> The Euro Experiment: A Bold Idea That Isn't Working
> By FLOYD NORRIS
>
> Raising interest rates is another method to support a currency, and one that
> poor Wim Duisenberg, the president of the European Central Bank, has tried.
> Unfortunately, it is equity capital flows that now dominate the global
> investment scene, not bonds. Europe needs to find a way to persuade
> investors to buy stocks and businesses.
Ah, the NY Times, continuing a fine tradition of some of the world's worst economics coverage. (1) Equity capital doesn't correlate to investment; just look at Japan (low stocks, high investment rates) or the US (high stocks, low investment). (2) Europe doesn't need to persuade unnamed "investors". Europe is a global creditor; it *owns* the markets.

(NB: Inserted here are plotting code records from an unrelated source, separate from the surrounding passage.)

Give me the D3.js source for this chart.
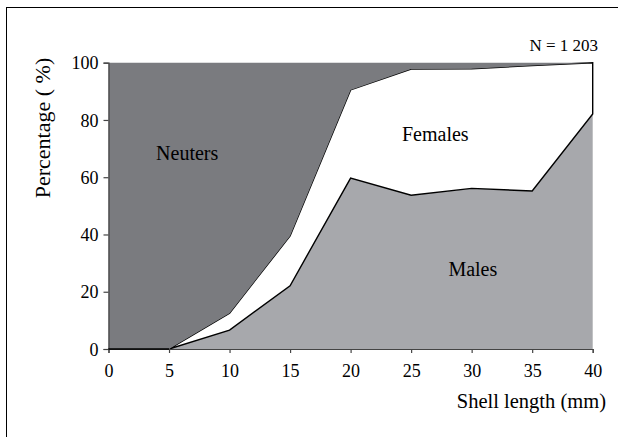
<!DOCTYPE html>
<html>
<head>
<meta charset="utf-8">
<script src="https://cdn.jsdelivr.net/npm/d3@7"></script>
</head>
<body style="margin:0; background:#fff">
<div id="grafico"></div>
<script>
// datos (porcentaje por talla)
var tallas = [0, 5, 10, 15, 20, 25, 30, 35, 40];
var machos = [0, 0, 6.6, 22.1, 59.7, 53.7, 56.1, 55.2, 82.1];
var hembras = [0, 0, 5.9, 17.4, 30.8, 44.1, 41.8, 43.8, 17.9];
var neutros = [100, 100, 87.5, 60.5, 9.5, 2.2, 2.1, 1.0, 0];
var ticksX = [0, 5, 10, 15, 20, 25, 30, 35, 40];
var ticksY = [0, 20, 40, 60, 80, 100];

var datos = tallas.map(function(t, i) {
  return { talla: t, Males: machos[i], Females: hembras[i], Neuters: neutros[i] };
});

var fuente = "'Liberation Serif'";
var width = 618, height = 437;
var svg = d3.select("#grafico").append("svg")
  .attr("width", width)
  .attr("height", height)
  .style("display", "block");

// marco exterior
svg.append("rect")
  .attr("x", 6.5).attr("y", 7.5)
  .attr("width", 640).attr("height", 460)
  .attr("fill", "none")
  .attr("stroke", "#000")
  .attr("stroke-width", 1);

var x = d3.scaleLinear().domain([0, 40]).range([108.5, 592.7]);
var y = d3.scaleLinear().domain([0, 100]).range([349, 62.7]);

var claves = ["Males", "Females", "Neuters"];
var colores = { Males: "#a7a8ac", Females: "#ffffff", Neuters: "#7a7b7f" };
var series = d3.stack().keys(claves)(datos);

var area = d3.area()
  .x(function(d) { return x(d.data.talla); })
  .y0(function(d) { return y(d[0]); })
  .y1(function(d) { return y(d[1]); });

svg.append("g")
  .selectAll("path")
  .data(series)
  .enter().append("path")
  .attr("d", area)
  .attr("fill", function(d) { return colores[d.key]; })
  .attr("stroke", function(d) { return d.key == "Females" ? "#000" : "none"; })
  .attr("stroke-width", 1.4)
  .attr("stroke-linejoin", "miter");

// ejes
var ejeX = svg.append("g")
  .attr("transform", "translate(0," + y(0) + ")")
  .call(d3.axisBottom(x).tickValues(ticksX).tickSize(4).tickPadding(11));
var ejeY = svg.append("g")
  .attr("transform", "translate(" + x(0) + ",0)")
  .call(d3.axisLeft(y).tickValues(ticksY).tickSize(5).tickPadding(5));

[ejeX, ejeY].forEach(function(e) {
  e.attr("font-family", null).attr("font-size", null);
  e.select(".domain").attr("stroke", "#444").attr("stroke-width", 1.2);
  e.selectAll(".tick line").attr("stroke", "#444").attr("stroke-width", 1.2);
  e.selectAll("text")
    .style("font-family", fuente)
    .style("font-size", "18px")
    .attr("fill", "#000");
});
ejeY.selectAll("text").attr("dy", "0.34em");

// linea base entre 0 y 5 (zona sin machos ni hembras)
svg.append("line")
  .attr("x1", x(0)).attr("x2", x(5))
  .attr("y1", y(0)).attr("y2", y(0))
  .attr("stroke", "#000").attr("stroke-width", 1.6);

// titulos de ejes
svg.append("text")
  .attr("transform", "translate(50,128) rotate(-90)")
  .attr("text-anchor", "middle")
  .style("font-family", fuente)
  .style("font-size", "22px")
  .text("Percentage ( %)");

svg.append("text")
  .attr("x", 606)
  .attr("y", 408)
  .attr("text-anchor", "end")
  .style("font-family", fuente)
  .style("font-size", "20.5px")
  .text("Shell length (mm)");

svg.append("text")
  .attr("x", 598)
  .attr("y", 51)
  .attr("text-anchor", "end")
  .style("font-family", fuente)
  .style("font-size", "17px")
  .text("N = 1 203");

// etiquetas de zonas
var etiquetas = [
  { texto: "Neuters", t: 6.5, v: 66 },
  { texto: "Females", t: 27, v: 72.6 },
  { texto: "Males", t: 30.1, v: 25.5 }
];
svg.append("g")
  .selectAll("text")
  .data(etiquetas)
  .enter().append("text")
  .attr("x", function(d) { return x(d.t); })
  .attr("y", function(d) { return y(d.v); })
  .attr("text-anchor", "middle")
  .style("font-family", fuente)
  .style("font-size", "20px")
  .text(function(d) { return d.texto; });
</script>
</body>
</html>
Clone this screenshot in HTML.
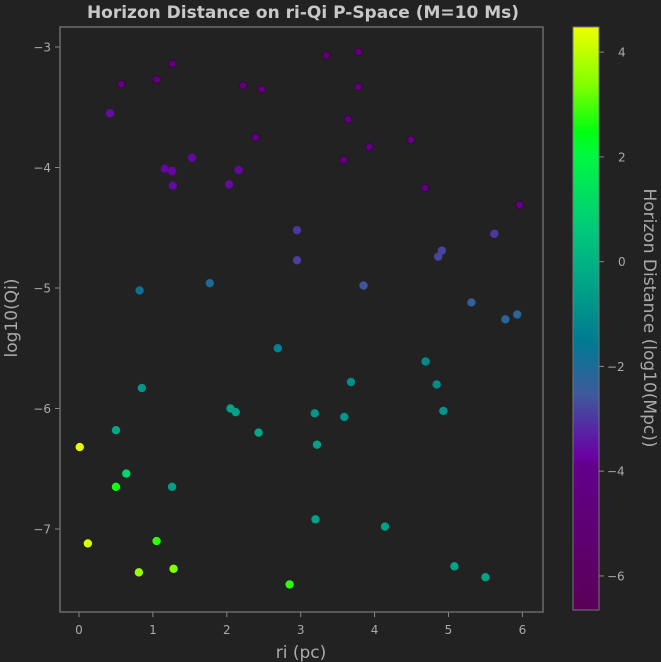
<!DOCTYPE html>
<html><head><meta charset="utf-8">
<style>
html,body{margin:0;padding:0;background:#222222;}
svg{display:block;font-family:"DejaVu Sans","Liberation Sans",sans-serif;}
</style></head>
<body>
<svg id="chart" width="661" height="662" xmlns="http://www.w3.org/2000/svg">
<defs>
<linearGradient id="cmap" x1="0" y1="1" x2="0" y2="0">
<stop offset="0" stop-color="#5a0058"/>
<stop offset="0.25" stop-color="#62008a"/>
<stop offset="0.26" stop-color="#6a00a0"/>
<stop offset="0.30" stop-color="#5a1ea4"/>
<stop offset="0.37" stop-color="#3d5a9c"/>
<stop offset="0.46" stop-color="#007a92"/>
<stop offset="0.55" stop-color="#00a088"/>
<stop offset="0.65" stop-color="#00c87c"/>
<stop offset="0.78" stop-color="#00f840"/>
<stop offset="0.82" stop-color="#00ff10"/>
<stop offset="0.90" stop-color="#80ff00"/>
<stop offset="1" stop-color="#eeff00"/>
</linearGradient>
</defs>
<text x="303" y="18" text-anchor="middle" font-size="17" font-weight="bold" fill="#c8c8c8">Horizon Distance on ri-Qi P-Space (M=10 Ms)</text>
<g id="plot"></g>
<g id="axes"></g>
<rect x="60" y="27" width="483" height="585" fill="none" stroke="#777" stroke-width="1.3"/>
<rect x="573" y="27" width="26" height="583" fill="url(#cmap)" stroke="#777" stroke-width="1"/>
<g id="cbaxis"></g>
<text x="301" y="658" text-anchor="middle" font-size="17" fill="#aaa">ri (pc)</text>
<text transform="translate(17,318) rotate(-90)" text-anchor="middle" font-size="17" fill="#aaa">log10(Qi)</text>
<text transform="translate(644,318) rotate(90)" text-anchor="middle" font-size="17" fill="#aaa">Horizon Distance (log10(Mpc))</text>
</svg>
<script>
const riValues=[0.57,1.05,1.26,0.42,1.16,1.26,1.27,1.53,2.03,2.16,2.22,2.47,2.39,3.35,3.78,3.78,3.64,3.58,3.93,4.49,4.68,5.96,2.95,2.95,5.62,4.91,4.86,3.85,5.31,5.77,5.93,0.82,1.77,2.69,4.69,0.85,3.68,4.84,2.05,2.12,3.19,3.59,4.93,0.5,2.43,3.22,0.01,0.64,0.5,1.26,3.2,4.14,0.12,1.05,0.81,1.28,2.85,5.08,5.5];
const qiValues=[-3.31,-3.27,-3.14,-3.55,-4.01,-4.03,-4.15,-3.92,-4.14,-4.02,-3.32,-3.35,-3.75,-3.07,-3.04,-3.33,-3.6,-3.94,-3.83,-3.77,-4.17,-4.31,-4.52,-4.77,-4.55,-4.69,-4.74,-4.98,-5.12,-5.26,-5.22,-5.02,-4.96,-5.5,-5.61,-5.83,-5.78,-5.8,-6.0,-6.03,-6.04,-6.07,-6.02,-6.18,-6.2,-6.3,-6.32,-6.54,-6.65,-6.65,-6.92,-6.98,-7.12,-7.1,-7.36,-7.33,-7.46,-7.31,-7.4];
const horizonValues=[-4.6,-4.8,-4.9,-3.6,-3.7,-3.7,-3.6,-3.7,-3.6,-3.7,-4.8,-4.8,-4.5,-5.2,-5.2,-4.9,-4.8,-4.6,-4.6,-4.6,-4.3,-4.2,-3.0,-2.9,-3.0,-2.8,-2.8,-2.6,-2.4,-2.2,-2.2,-1.8,-2,-1.3,-1.1,-0.8,-1,-1,-0.5,-0.5,-0.8,-0.8,-0.8,-0.3,-0.3,-0.5,4.4,1,2.6,-0.6,-0.5,-0.5,4.3,2.8,3.6,3.4,2.8,-0.4,-0.4];
const xTicks=[0,1,2,3,4,5,6];
const yTicks=[-3,-4,-5,-6,-7];
const cTicks=[4,2,0,-2,-4,-6];

const NS="http://www.w3.org/2000/svg";
const xs=v=>79+v*73.9;
const ys=v=>47+(-3-v)*120.5;
const cMin=-6.65,cMax=4.48;
const cs=v=>610-(v-cMin)/(cMax-cMin)*583;
const stops=[[0,[90,0,88]],[0.25,[98,0,138]],[0.26,[106,0,160]],[0.30,[90,30,164]],[0.37,[61,90,156]],[0.46,[0,122,146]],[0.55,[0,160,136]],[0.65,[0,200,124]],[0.78,[0,248,64]],[0.82,[0,255,16]],[0.90,[128,255,0]],[1,[238,255,0]]];
function cmap(v){let t=(v-cMin)/(cMax-cMin);t=Math.max(0,Math.min(1,t));
for(let i=1;i<stops.length;i++){if(t<=stops[i][0]){const a=stops[i-1],b=stops[i];const f=(t-a[0])/(b[0]-a[0]);
return 'rgb('+a[1].map((c,k)=>Math.round(c+(b[1][k]-c)*f)).join(',')+')';}}return 'rgb(238,255,0)';}
function mk(tag,attrs,parent){const e=document.createElementNS(NS,tag);for(const k in attrs)e.setAttribute(k,attrs[k]);parent.appendChild(e);return e;}
const plot=document.getElementById('plot'),axes=document.getElementById('axes'),cb=document.getElementById('cbaxis');
for(let i=0;i<riValues.length;i++){
const c=cmap(horizonValues[i]);
const p=mk('circle',{cx:xs(riValues[i]),cy:ys(qiValues[i]),r:3.8,fill:c,stroke:horizonValues[i]<-3.9?'#3a0048':c,'stroke-width':0.8},plot);


}
xTicks.forEach(t=>{
const l=mk('line',{x1:xs(t),x2:xs(t),y1:612,y2:617,stroke:'#888'},axes);


const tx=mk('text',{x:xs(t),y:634,'text-anchor':'middle','font-size':12,fill:'#aaa'},axes);tx.textContent=t;


});
yTicks.forEach(t=>{
const l=mk('line',{x1:55,x2:60,y1:ys(t),y2:ys(t),stroke:'#888'},axes);


const tx=mk('text',{x:51,y:ys(t)+4.5,'text-anchor':'end','font-size':12,fill:'#aaa'},axes);tx.textContent='\u2212'+Math.abs(t);


});
cTicks.forEach(t=>{
const l=mk('line',{x1:599,x2:604,y1:cs(t),y2:cs(t),stroke:'#888'},cb);


const tx=mk('text',{x:t<0?607:618,y:cs(t)+4.5,'font-size':12,fill:'#aaa'},cb);tx.textContent=(t<0?'\u2212':'')+Math.abs(t);


});
</script>
</body></html>
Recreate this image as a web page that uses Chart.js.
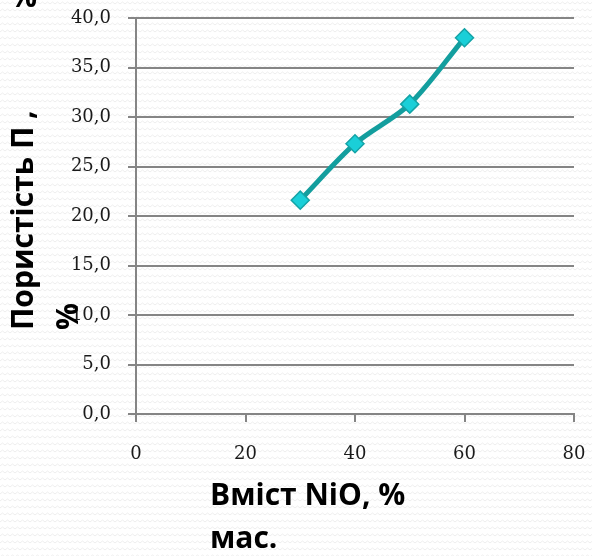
<!DOCTYPE html>
<html>
<head>
<meta charset="utf-8">
<script src="https://cdn.jsdelivr.net/npm/chart.js@4/dist/chart.umd.min.js"></script>
<style>
  html, body { margin: 0; padding: 0; background: #ffffff; }
  #wrap { width: 592px; height: 556px; }
</style>
</head>
<body>
<div id="wrap"><canvas id="c" width="592" height="556"></canvas></div>
<script>
// ---- data ----
const nioContent = [30, 40, 50, 60];            // Вміст NiO, % мас.
const porosity   = [21.6, 27.3, 31.3, 38.0];    // Пористість П, %
const xTickLabels = ['0', '20', '40', '60', '80'];
const yTickLabels = ['0,0', '5,0', '10,0', '15,0', '20,0', '25,0', '30,0', '35,0', '40,0'];
const yTitleLines = ['Пористість П ,', '%'];
const xTitleLines = ['Вміст NiO, %', 'мас.'];
const strayText = '%';

const titleFont = 'bold 30px "Open Sans"';
const tickFont = { family: '"DejaVu Serif"', size: 18 };

const bgPattern = {
  id: 'bgPattern',
  beforeDraw(chart) {
    const ctx = chart.ctx;
    const p = document.createElement('canvas');
    p.width = 10; p.height = 7;
    const pc = p.getContext('2d');
    pc.fillStyle = '#ffffff';
    pc.fillRect(0, 0, 10, 7);
    pc.strokeStyle = 'rgba(0,0,0,0.07)';
    pc.lineWidth = 1;
    pc.beginPath();
    pc.moveTo(0, 4); pc.lineTo(2.5, 2); pc.lineTo(5, 4); pc.lineTo(7.5, 2); pc.lineTo(10, 4);
    pc.stroke();
    ctx.save();
    ctx.fillStyle = ctx.createPattern(p, 'repeat');
    ctx.fillRect(0, 0, chart.width, chart.height);
    ctx.restore();
  }
};

const axisTitles = {
  id: 'axisTitles',
  afterDraw(chart) {
    const ctx = chart.ctx;
    ctx.save();
    ctx.font = titleFont;
    ctx.fillStyle = '#000000';
    ctx.textAlign = 'left';
    ctx.textBaseline = 'alphabetic';
    // x title
    ctx.fillText(xTitleLines[0], 210, 505);
    ctx.fillText(xTitleLines[1], 210, 548);
    // stray percent at top-left
    ctx.fillText(strayText, 10, 7);
    // y title (rotated)
    ctx.translate(33, 330);
    ctx.rotate(-Math.PI / 2);
    ctx.fillText(yTitleLines[0], 0, 0);
    ctx.fillText(yTitleLines[1], 0, 45);
    ctx.restore();
  }
};

new Chart(document.getElementById('c'), {
  type: 'line',
  data: {
    datasets: [{
      data: nioContent.map((x, i) => ({ x: x, y: porosity[i] })),
      borderColor: '#139E9E',
      borderWidth: 5,
      tension: 0.3,
      pointStyle: 'rectRot',
      pointRadius: 9,
      pointHoverRadius: 9,
      pointBackgroundColor: '#1ACFD8',
      pointBorderColor: '#14A3A6',
      pointBorderWidth: 1.5,
      fill: false
    }]
  },
  options: {
    responsive: false,
    animation: false,
    events: [],
    layout: { padding: { top: 18, right: 18, bottom: 0, left: 0 } },
    plugins: { legend: { display: false }, tooltip: { enabled: false } },
    scales: {
      x: {
        type: 'linear',
        min: 0, max: 80,
        ticks: {
          stepSize: 20,
          padding: 22,
          color: '#1a1a1a',
          font: tickFont,
          maxRotation: 0,
          callback: (v, i) => xTickLabels[i]
        },
        grid: { drawOnChartArea: false, drawTicks: true, tickLength: 8, color: '#858585', lineWidth: 2 },
        border: { display: true, color: '#858585', width: 2 },
        afterFit: (s) => { s.height = 142; s.paddingLeft = 0; s.paddingRight = 0; }
      },
      y: {
        type: 'linear',
        min: 0, max: 40,
        ticks: {
          stepSize: 5,
          padding: 17,
          color: '#1a1a1a',
          font: tickFont,
          callback: (v, i) => yTickLabels[i]
        },
        grid: { drawOnChartArea: true, drawTicks: true, tickLength: 8, color: '#858585', lineWidth: 2 },
        border: { display: true, color: '#858585', width: 2 },
        afterFit: (s) => { s.width = 136; s.paddingTop = 0; s.paddingBottom = 0; }
      }
    }
  },
  plugins: [bgPattern, axisTitles]
});
</script>
</body>
</html>
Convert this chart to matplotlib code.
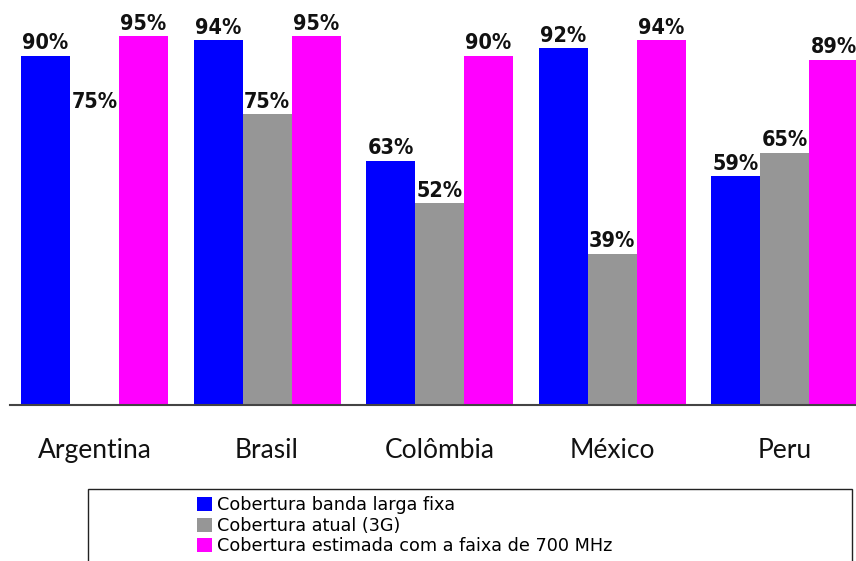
import matplotlib
matplotlib.use("Agg")
import matplotlib.pyplot as plt
from matplotlib.patches import Rectangle, Patch
import numpy as np

categories = ["Argentina", "Brasil", "Colômbia", "México", "Peru"]
banda_larga = [90, 94, 63, 92, 59]
atual_3g = [75, 75, 52, 39, 65]
faixa_700 = [95, 95, 90, 94, 89]
series_names = ["Cobertura banda larga fixa", "Cobertura atual (3G)",
                "Cobertura estimada com a faixa de 700 MHz"]
colors = ["#0000FF", "#969696", "#FF00FF"]

W, H = 856, 561
fig = plt.figure(figsize=(W / 100, H / 100), dpi=100)
ax = fig.add_axes([10 / W, 1 - 405 / H, (856 - 10) / W, (405 - 17) / H])

x = np.arange(len(categories))
bw = 49 / 172.5
series = [banda_larga, atual_3g, faixa_700]
for i, (vals, col) in enumerate(zip(series, colors)):
    pos = x + (i - 1) * bw
    bar_cols = [col] * len(vals)
    if i == 1:
        bar_cols[0] = "white"  # Argentina 3G bar not shown in the original
    ax.bar(pos, vals, width=bw, color=bar_cols, edgecolor="none")
    for p, v in zip(pos, vals):
        ax.text(p, v + 0.6, f"{v}%", ha="center", va="bottom",
                fontsize=15.5, fontweight="bold", family="DejaVu Sans",
                fontstretch="condensed", color="#111111")

ax.set_ylim(0, 100)
ax.set_xlim((10 - 94.5) / 172.5, (856 - 94.5) / 172.5)
for s in ["top", "right", "left"]:
    ax.spines[s].set_visible(False)
ax.spines["bottom"].set_color("#444444")
ax.spines["bottom"].set_linewidth(1.5)
ax.set_yticks([])
ax.set_xticks(x)
ax.set_xticklabels(categories, fontsize=19, family="Lato", color="#111111")
ax.tick_params(axis="x", length=0, pad=24)

# legend frame (extends past the bottom edge like the original)
fig.patches.append(Rectangle((88 / W, -0.05), (852 - 88) / W, 1 - 489 / H + 0.05,
                             transform=fig.transFigure, facecolor="white",
                             edgecolor="#222222", linewidth=1.0))
handles = [Patch(facecolor=c, edgecolor="none") for c in colors]
fig.legend(handles, series_names, loc="upper left",
           bbox_to_anchor=(197 / W, 1 - 496 / H), frameon=False,
           prop={"family": "DejaVu Sans", "size": 12.7},
           handlelength=0.85, handleheight=0.85, handletextpad=0.3,
           labelspacing=0.15, borderpad=0, borderaxespad=0)

fig.savefig("out.png", dpi=100)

> Mr. Duisenberg never expected anything like the current situation, in which
> the United States can run an unprecedented current account deficit now at
> 4.3 percent of gross domestic product, or more than $1 billion a day while
> the dollar rises. "In the long run, such a deficit is unsustainable," he
> told a European parliamentary hearing. But for now, he added, "the Americans
> have no difficulty in having that deficit financed, basically by us,
> Europe."
And Japan. Funny, how our bourgie press can only think in terms of one country at a time: the EU is reduced to Germany, and Asia to Japan, with Russia and China as the anti-Teutons and anti-Nippons, respectively (a slightly modified version of Cold War allegory). They literally can't see the multinational networks of capital all around them. All that NASDAQ-babble must kill brain cells or something.
> But the euro may not have that much time to wait. Already the euro disarray
> is damaging hopes that Denmark will vote to join the currency union.
This is hilarious. Denmark is a pleasantly social democratic country and all that, but it has only 6 million people. The Eurozone: population 291 million. But who needs basic geopolitical facts when you're the Newspaper of Record!